Adriano, salarié de la coopérative depuis le début du projet en 1998, me décrit avec une passion évidente tout le processus de la fabrication, depuis l’orge malté (dont 70% est importé de France) jusqu’à la mise en bouteille et en fût, en passant par les épices, le houblon, les filtrage, brassage, fermentation, maturation…
Outre le fait de fournir un emploi et un parcours d’insertion pour les détenus, le « birrificio » a également vocation à développer un véritable savoir faire, basé entre autres sur l’expérimentation de tous les grands types de bières( Weiss, Pils, Bitter Ale, Lambic etc.) et sur des recettes originales incluant café, coriandre, gingembre, dattes, etc.(issus des activités de commerce équitable de la coopérative).
Sonne l’heure de la dégustation (je note que l’alcool est autorisé en prison). Le nez dans une Framboise lambic- belle acidité-, Pedro, d’origine dominicaine, m’explique qu’ici rares sont ceux qui souhaitent faire un parcours, prendre des cours, travailler.

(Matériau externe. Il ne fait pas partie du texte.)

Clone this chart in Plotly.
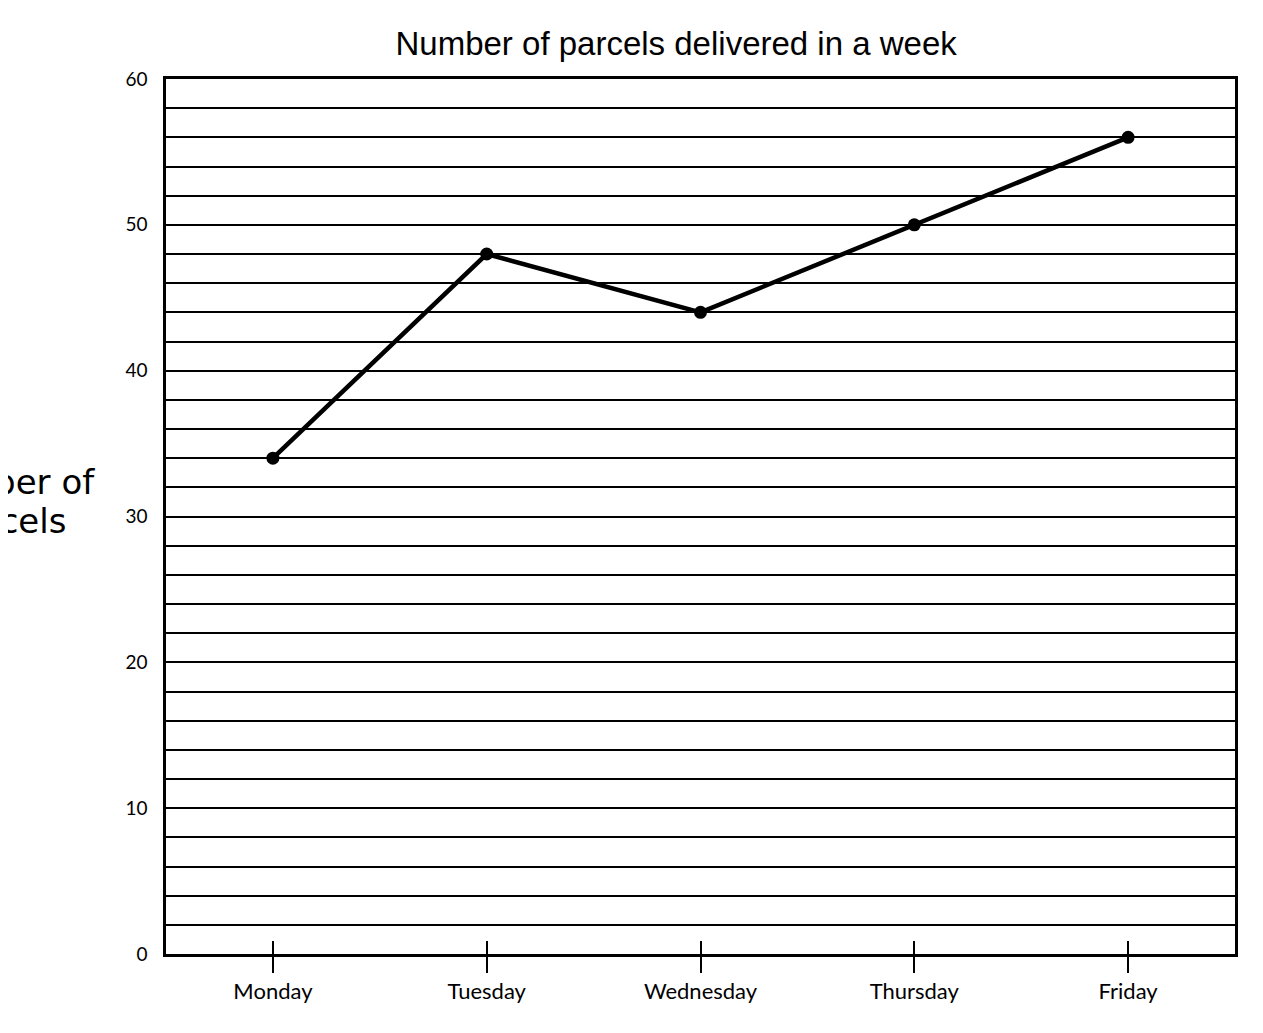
import plotly.graph_objects as go

days = ['Monday', 'Tuesday', 'Wednesday', 'Thursday', 'Friday']
parcels = [34, 48, 44, 50, 56]
y_ticks = [0, 10, 20, 30, 40, 50, 60]

fig = go.Figure()

fig.add_trace(go.Scatter(
    x=days,
    y=parcels,
    mode='lines+markers',
    line=dict(color='black', width=4.5),
    marker=dict(color='black', size=13),
    showlegend=False,
))

# empty trace on an overlaid axis, only to draw the inner half of the ticks
fig.add_trace(go.Scatter(
    x=days, y=parcels, xaxis='x2', mode='none',
    showlegend=False, hoverinfo='skip',
))

fig.update_layout(
    width=1263,
    height=1033,
    margin=dict(l=158, r=36, t=71, b=87),
    plot_bgcolor='white',
    paper_bgcolor='white',
    title=dict(
        text='Number of parcels delivered in a week',
        font=dict(family='Liberation Sans', size=33, color='black'),
        x=0.529, xanchor='center',
        y=0.966, yanchor='middle',
    ),
    xaxis=dict(
        type='category',
        range=[-0.5, 4.5],
        showgrid=False,
        showline=True, linecolor='black', linewidth=2.5, mirror=True,
        ticks='outside', ticklen=16, tickwidth=1.5, tickcolor='black',
        tickfont=dict(family='Lato', size=22, color='black'),
    ),
    xaxis2=dict(
        type='category',
        overlaying='x',
        side='bottom',
        range=[-0.5, 4.5],
        showgrid=False, showline=False, zeroline=False,
        showticklabels=False,
        ticks='inside', ticklen=13, tickwidth=1.5, tickcolor='black',
    ),
    yaxis=dict(
        range=[0, 60],
        tickvals=y_ticks,
        ticktext=[str(v) for v in y_ticks],
        showgrid=True, gridcolor='black', gridwidth=1.6,
        showline=True, linecolor='black', linewidth=2.5, mirror=True,
        zeroline=False,
        ticks='', ticklabelstandoff=12,
        tickfont=dict(family='Lato', size=19, color='black'),
        minor=dict(dtick=2, showgrid=True, gridcolor='black', gridwidth=1.6),
    ),
    annotations=[
        # y-axis title, partly cut off at the left edge as in the scan
        dict(
            text='Number of',
            xref='paper', yref='paper',
            x=-0.151, y=0.539,
            xanchor='center', yanchor='middle',
            showarrow=False,
            font=dict(family='DejaVu Sans', size=34, color='black'),
        ),
        dict(
            text='parcels',
            xref='paper', yref='paper',
            x=-0.151, y=0.495,
            xanchor='center', yanchor='middle',
            showarrow=False,
            font=dict(family='DejaVu Sans', size=34, color='black'),
        ),
    ],
)

fig.write_html('out.html')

L’organisation du travail participative, horizontale appliquée au sein de la brasserie lui a permis de rencontrer des personnes de l’extérieur, de trouver un environnement respectueux, avec un regard différent: révolutionnaire par rapport à ce qu’il a connu jusqu’ici. « Le premier produit c’est nous », dit-il.
Avec 600€ par mois pour 20h de travail hebdomadaire, l’apport financier est substantiel, et permet également de montrer à la famille une certaine dignité.
Barley wine doré, au cacao, vieillie en fut de Calvados: l’idée d’un produit alimentaire de qualité qui sort de la prison et qui va être consommé et apprécié par d’autres dehors est fondamental: quelque-chose de bon sort d’ici, les précède, peut-être.
Avec 50 000 litres produits par an, la brasserie tient la route économiquement, grâce notamment à des distributeurs importants COOP et Eataly.
Un autre projet verra peut-être le jour dans une prison de la région de Caserta, avec de l’orge produit par Libera Terra (organisation qui permet à des coopératives sociales de cultiver les terres confisquées à la Mafia), au grand déplaisir de la Camora).
Il est 18h30, Andrea et moi sortons, Pedro et Adriano rentrent.